Chapter 14—"Higher Strivings In The Service Of The Country". Woodson emphasizes his political views. Woodson believed that African Americans should not just focus on themselves and address only issues that apply to them, but should address issues that apply to everyone

Chapter 15—"Reward the dead for some distant favors from the past" Woodson tries to inform African Americans that because their ancestors were influenced by—and died—for certain rights in the past does not mean those ancestors' political leanings should be continued in the present. Woodson argued strongly that African Americans should not endorse a particular political party because of this. He strongly felt like this because of some African Americans siding with Republicans only because of Abraham Lincoln. Not only was he strong about politics but he was also strong about having African Americans participating more in the United States economy, because he believed that African Americans playing a role in the US economy would improve their social life and makes others want to contribute to the advancement of society. Woodson stated that African Americans should pursue economic and social change.

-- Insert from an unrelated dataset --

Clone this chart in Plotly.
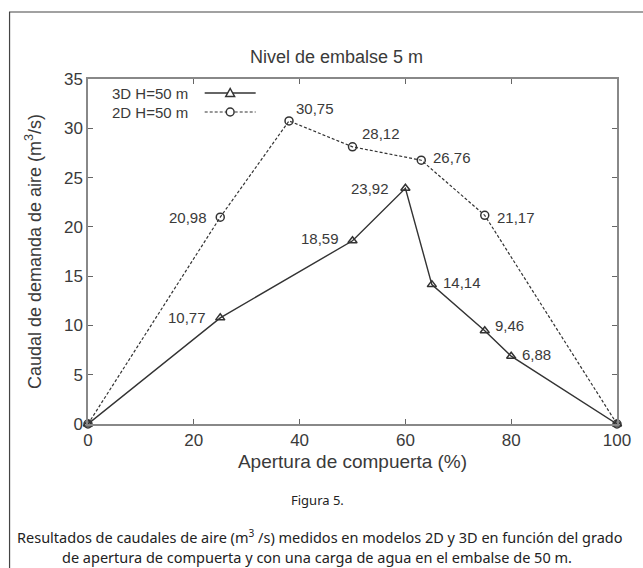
import plotly.graph_objects as go

# ---- data ----
x3d = [0, 25, 50, 60, 65, 75, 80, 100]
y3d = [0, 10.77, 18.59, 23.92, 14.14, 9.46, 6.88, 0]
x2d = [0, 25, 38, 50, 63, 75, 100]
y2d = [0, 20.98, 30.75, 28.12, 26.76, 21.17, 0]
name3d = "3D H=50 m"
name2d = "2D H=50 m"
xticks = [0, 20, 40, 60, 80, 100]
yticks = [0, 5, 10, 15, 20, 25, 30, 35]

W, H = 643, 568
L, R, T, B = 88, 15.5, 79, 144
PW, PH = W - L - R, H - T - B

def px(xp):
    return (xp - L) / PW

def py(yp):
    return (H - B - yp) / PH

def fmt(v):
    return f"{v:.2f}".replace(".", ",")

dark = "#333333"
txt = "#3a3a3a"
FONT = "Liberation Sans, Arial, sans-serif"

fig = go.Figure()
fig.add_trace(go.Scatter(x=x2d, y=y2d, mode="lines+markers", name=name2d,
                         line=dict(color=dark, width=1.2, dash="3px,2px"),
                         marker=dict(symbol="circle-open", size=8, color=dark, line=dict(width=1.5)),
                         cliponaxis=False, showlegend=False))
fig.add_trace(go.Scatter(x=x3d, y=y3d, mode="lines+markers", name=name3d,
                         line=dict(color=dark, width=1.4),
                         marker=dict(symbol="triangle-up-open", size=8, color=dark, line=dict(width=1.5)),
                         cliponaxis=False, showlegend=False))

# value labels: side, xshift, yshift
lab3d = {25: ("left", -12, 0), 50: ("left", -12, 2), 60: ("left", -14, 0), 65: ("right", 9, 2),
         75: ("right", 8, 5), 80: ("right", 9, 2)}
lab2d = {25: ("left", -11, 0), 38: ("right", 5, 12), 50: ("right", 7, 13), 63: ("right", 10, 3),
         75: ("right", 10, -2)}
for xs, ys, labs in ((x3d, y3d, lab3d), (x2d, y2d, lab2d)):
    for xv, yv in zip(xs, ys):
        if xv in labs:
            side, dx, dy = labs[xv]
            fig.add_annotation(x=xv, y=yv, text=fmt(yv), showarrow=False,
                               xanchor="right" if side == "left" else "left", yanchor="middle",
                               xshift=dx, yshift=dy,
                               font=dict(size=15, color=txt, family=FONT))

# custom legend (text left, sample right)
for i, (nm, sym, dash) in enumerate(((name3d, "tri", "solid"), (name2d, "circ", "3px,2px"))):
    yy = 93 + i * 19
    fig.add_annotation(xref="paper", yref="paper", x=px(192), y=py(yy), text=nm,
                       showarrow=False, xanchor="right", yanchor="middle",
                       font=dict(size=15, color=txt, family=FONT))
    fig.add_shape(type="line", xref="paper", yref="paper", x0=px(207), x1=px(259),
                  y0=py(yy), y1=py(yy), line=dict(color=dark, width=1.3 if dash == "solid" else 1.2, dash=dash))
    cx = 233
    if sym == "circ":
        fig.add_shape(type="circle", xref="paper", yref="paper", x0=px(cx - 4), x1=px(cx + 4),
                      y0=py(yy + 4), y1=py(yy - 4), line=dict(color=dark, width=1.5), fillcolor="white")
    else:
        path = f"M {px(cx-4.5)} {py(yy+3.5)} L {px(cx+4.5)} {py(yy+3.5)} L {px(cx)} {py(yy-4.5)} Z"
        fig.add_shape(type="path", xref="paper", yref="paper", path=path,
                      line=dict(color=dark, width=1.5), fillcolor="white")

# title
fig.add_annotation(xref="paper", yref="paper", x=px(341), y=py(57), text="Nivel de embalse 5 m",
                   showarrow=False, xanchor="center", yanchor="middle",
                   font=dict(size=18, color=txt, family=FONT))

# captions
CAP = "Noto Sans, Open Sans, sans-serif"
fig.add_annotation(xref="paper", yref="paper", x=px(322), y=py(500), text="Figura 5.",
                   showarrow=False, xanchor="center", yanchor="middle",
                   font=dict(size=13, color="#222", family=CAP))
fig.add_annotation(xref="paper", yref="paper", x=px(324), y=py(536),
                   text="Resultados de caudales de aire (m<sup>3</sup> /s) medidos en modelos 2D y 3D en función del grado",
                   showarrow=False, xanchor="center", yanchor="middle",
                   font=dict(size=14.5, color="#222", family=CAP))
fig.add_annotation(xref="paper", yref="paper", x=px(322), y=py(557),
                   text="de apertura de compuerta y con una carga de agua en el embalse de 50 m.",
                   showarrow=False, xanchor="center", yanchor="middle",
                   font=dict(size=14.5, color="#222", family=CAP))

# outer frame
fig.add_shape(type="rect", xref="paper", yref="paper", x0=px(8), x1=px(660), y0=py(12), y1=py(600),
              line=dict(color="#444", width=1.2), fillcolor="rgba(0,0,0,0)", layer="below")

axis_common = dict(showline=True, linecolor="#888", linewidth=1.5, mirror="ticks",
                   ticks="inside", ticklen=5, tickcolor="#666", tickwidth=1,
                   showgrid=False, zeroline=False,
                   tickfont=dict(size=17, color=txt, family=FONT))
fig.update_xaxes(range=[0, 100], tickvals=xticks, **axis_common,
                 title=dict(text="Apertura de compuerta (%)", standoff=6,
                            font=dict(size=19, color=txt, family=FONT)))
fig.update_yaxes(range=[0, 35], tickvals=yticks, **axis_common,
                 title=dict(text="Caudal de demanda de aire (m<sup>3</sup>/s)", standoff=18,
                            font=dict(size=18, color=txt, family=FONT)))

fig.update_layout(width=W, height=H, margin=dict(l=L, r=R, t=T, b=B),
                  paper_bgcolor="white", plot_bgcolor="white", showlegend=False)

fig.write_html("out.html")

In chapter 18, "The Study of the Negro", Woodson emphasizes the importance of again knowing the history and the importance of African American culture. He strongly believed that Blacks need to study their history more. Woodson believed that Blacks have come to hate their history due to slavery and being treated unfairly, but are taught to learn and respect other cultures' history.
== Reception ==
Many praised Woodson and his work as a glimpse into the problems that plague African Americans' social advancement.

Ron Daniels, with the Michigan City said, "Carter G. Woodson, one of our most distinguished historians, and the founder of the Association for the Study of Negro Life and History, was convinced that the dilemma of racial consciousness and identity was not an accident. [...] Our history, culture and identity should serve as a basic for a group cohesion, and the collective pursuit of an African-American agenda for moral, social, economic and political advancement."

Another had to say, "The result was a caustic and uncompromising litany that seemed to go on forever. Negro education, Woodson charged, clung to a defunct 'machine method' based on the misguided assumption that 'education is merely a process of imparting information.' it failed to inspire black students and 'did not bring their minds into harmony with life as they must face it'. Theories of Negro inferiority were 'drilled' into black pupils in virtually every classroom they entered. And the more education blacks received, the more 'estranged from the masses' they became."

Linda Strong-Lee, writing in The Journal of Black Studies, said of Woodson, "Carter G. Woodson believed that education was much more than the transferral of knowledge from teacher to student: He believed that authentic education would not only teach students to recite information but also enable students to ask difficult epistemological and ontological questions about life, political systems, social and economic inequities, and the very purpose of humankind."

The title of Lauryn Hill's 1998 album The Miseducation of Lauryn Hill is a reference to the book.